Increased ABP disposal charges not justified
Thursday, 11 December, 2014
The Ulster Farmers’ Union has met with ABP to discuss their recent increase in waste disposal charges for cattle and has called the move ‘completely unjustified’. The UFU has also met with local renderers to discuss the current market outlook for the rendering sector.
UFU President Ian Marshall said: “Farmers are angry that they are being forced to carry the brunt of this cost, when it actually it has nothing to do with them. ABP recently wrote to their suppliers outlining that they were increasing their waste disposal charge for cattle by over 60% based on pressure levied on them by the rendering sector. The apparent cause of all this is relating to a downturn in the commodity price for animal by-products such as tallow and bone meal, the value of which are closely linked to the price of oil. While we acknowledge that there has been a correction in the commodity value of animal by-products on the world market, we do not believe that this has had an impact on the rendering sector in the NI to the extent ABP have explained to us.

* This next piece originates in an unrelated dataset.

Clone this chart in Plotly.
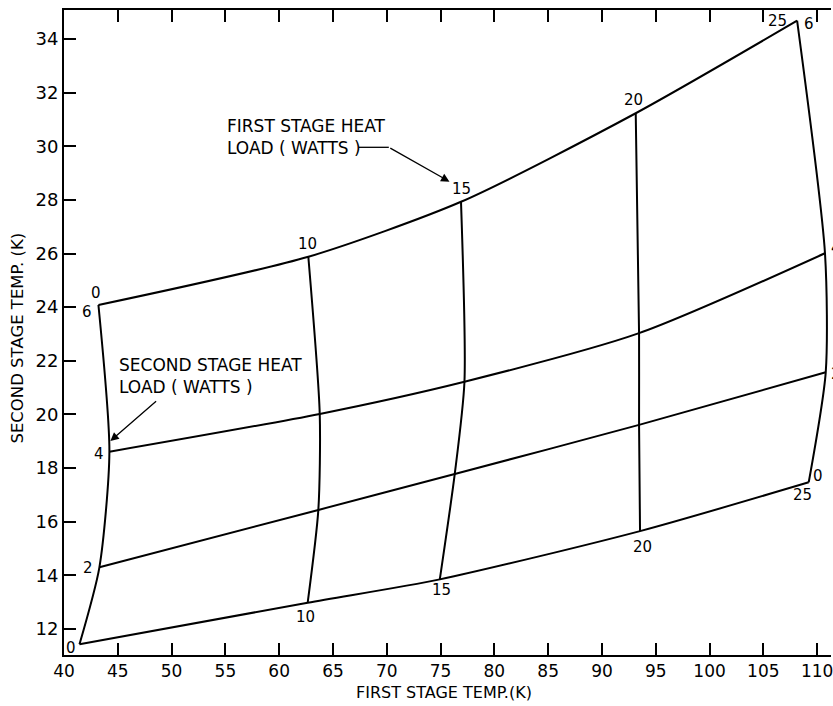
import plotly.graph_objects as go

# ---- data ----
Q1_LOADS = [0, 10, 15, 20, 25]          # first stage heat load (W)
Q2_LOADS = [0, 2, 4, 6]                 # second stage heat load (W)

# first stage temperature (K) at each grid node: rows = Q2, cols = Q1
T1 = [
    [41.44, 62.65, 74.93, 93.54, 109.22],   # Q2 = 0
    [43.29, 63.64, 76.32, 93.45, 110.80],   # Q2 = 2
    [44.22, 63.77, 77.22, 93.45, 110.73],   # Q2 = 4
    [43.20, 62.71, 76.90, 93.14, 108.14],   # Q2 = 6
]
# second stage temperature (K) at each grid node
T2 = [
    [11.43, 12.98, 13.85, 15.65, 17.47],
    [14.30, 16.44, 17.78, 19.61, 21.57],
    [18.61, 20.02, 21.22, 23.03, 26.01],
    [24.08, 25.88, 27.93, 31.23, 34.68],
]

X_TICKS = list(range(40, 111, 5))
Y_TICKS = list(range(12, 35, 2))

FONT = "DejaVu Sans"
LINE = dict(color="black", width=2, shape="spline", smoothing=0.7)

fig = go.Figure()

# constant second-stage-load lines
for i, q2 in enumerate(Q2_LOADS):
    fig.add_trace(go.Scatter(x=T1[i], y=T2[i], mode="lines", line=LINE,
                             hoverinfo="skip", showlegend=False))
# constant first-stage-load lines
for j, q1 in enumerate(Q1_LOADS):
    xs = [T1[i][j] for i in range(len(Q2_LOADS))]
    ys = [T2[i][j] for i in range(len(Q2_LOADS))]
    fig.add_trace(go.Scatter(x=xs, y=ys, mode="lines", line=LINE,
                             hoverinfo="skip", showlegend=False))

ann = []
def node_label(i, j, text, dx, dy):
    ann.append(dict(x=T1[i][j], y=T2[i][j], xref="x", yref="y", text=text,
                    showarrow=False, xshift=dx, yshift=dy,
                    xanchor="center", yanchor="middle",
                    font=dict(family=FONT, size=15, color="black")))

# labels of second stage loads along Q1 = 0 line
node_label(3, 0, "0", -2, 12)
node_label(3, 0, "6", -11, -7)
node_label(2, 0, "4", -10, -2)
node_label(1, 0, "2", -11, -1)
node_label(0, 0, "0", -8, -4)
# first stage loads along bottom (Q2 = 0)
node_label(0, 1, "10", -2, -14)
node_label(0, 2, "15", 2, -11)
node_label(0, 3, "20", 2, -16)
node_label(0, 4, "25", -6, -13)
node_label(0, 4, "0", 9, 6)
# first stage loads along top (Q2 = 6)
node_label(3, 1, "10", -1, 13)
node_label(3, 2, "15", 0, 13)
node_label(3, 3, "20", -2, 13)
node_label(3, 4, "25", -20, 0)
node_label(3, 4, "6", 12, -3)
# right side (partly cut off, as in the original)
node_label(2, 4, "4", 11, 5)
node_label(1, 4, "2", 10, -2)

TXT = dict(family=FONT, size=17, color="black")
ann.append(dict(x=55.0, y=30.33, xref="x", yref="y", xanchor="left",
                yanchor="middle", align="left", showarrow=False,
                text="FIRST STAGE HEAT<br>LOAD ( WATTS )", font=TXT))
ann.append(dict(x=44.95, y=21.42, xref="x", yref="y", xanchor="left",
                yanchor="middle", align="left", showarrow=False,
                text="SECOND STAGE HEAT<br>LOAD ( WATTS )", font=TXT))
# callout arrows
ann.append(dict(x=75.83, y=28.68, ax=70.19, ay=29.96, xref="x", yref="y",
                axref="x", ayref="y", text="", showarrow=True, arrowhead=2,
                arrowsize=1.3, arrowwidth=1.3, arrowcolor="black", standoff=0))
ann.append(dict(x=44.31, y=19.01, ax=48.70, ay=20.54, xref="x", yref="y",
                axref="x", ayref="y", text="", showarrow=True, arrowhead=2,
                arrowsize=1.3, arrowwidth=1.3, arrowcolor="black", standoff=0))
# axis titles
ann.append(dict(x=-0.0605, y=0.4915, xref="paper", yref="paper",
                xanchor="center", yanchor="middle",
                text="SECOND STAGE TEMP. (K)", textangle=-90, showarrow=False,
                font=dict(family=FONT, size=16.5, color="black")))
ann.append(dict(x=0.495, y=-0.058, xref="paper", yref="paper",
                xanchor="center", yanchor="middle",
                text="FIRST STAGE TEMP.(K)", showarrow=False,
                font=dict(family=FONT, size=16, color="black")))

fig.add_shape(type="line", x0=67.41, y0=29.96, x1=70.19, y1=29.96,
              xref="x", yref="y", line=dict(color="black", width=1.3))

fig.update_layout(
    width=833, height=706,
    margin=dict(l=64, r=0, t=10, b=51),
    paper_bgcolor="white", plot_bgcolor="white",
    annotations=ann,
    font=dict(family=FONT, color="black"),
)
fig.update_xaxes(range=[40, 111.29], tickvals=X_TICKS, ticks="inside",
                 ticklen=12, tickwidth=1.5, tickcolor="black",
                 showline=True, linewidth=2, linecolor="black", mirror="ticks",
                 showgrid=False, zeroline=False, ticklabeloverflow="allow",
                 ticklabelstandoff=0,
                 tickfont=dict(family=FONT, size=17, color="black"))
fig.update_yaxes(range=[11.03, 35.08], tickvals=Y_TICKS, ticks="inside",
                 ticklen=12, tickwidth=1.5, tickcolor="black",
                 showline=True, linewidth=2, linecolor="black", mirror=False,
                 showgrid=False, zeroline=False, ticklabeloverflow="allow",
                 tickfont=dict(family=FONT, size=18, color="black"))

fig.write_html("out.html", config={"displayModeBar": False},
               post_script="document.body.style.margin='0';"
                           "document.body.style.overflow='hidden';")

“Farmers are fed up hearing from retailers and the processing sector that they must become more efficient if they want to remain competitive, and yet here we have a prime example of a processor who we believe could be dealing with animal by-products in a more efficient and cost effective manner at a local level. After the difficulties in the beef sector over the last couple of years and the increased costs which have been absorbed, farmers are well aware that they have to remain competitive but they object strongly to having unjustified costs lumped on them when processors have alternatives for absorbing costs, wherein by becoming more efficient themselves.
“The UFU expect that ABP should fully retract these charges and will be continuing to monitor kill charges in plants across the country. In the meantime, I would strongly encourage all beef producers to ensure that they have a firm understanding of these costs and to explore all their options before marketing their cattle in order to maximise their returns.”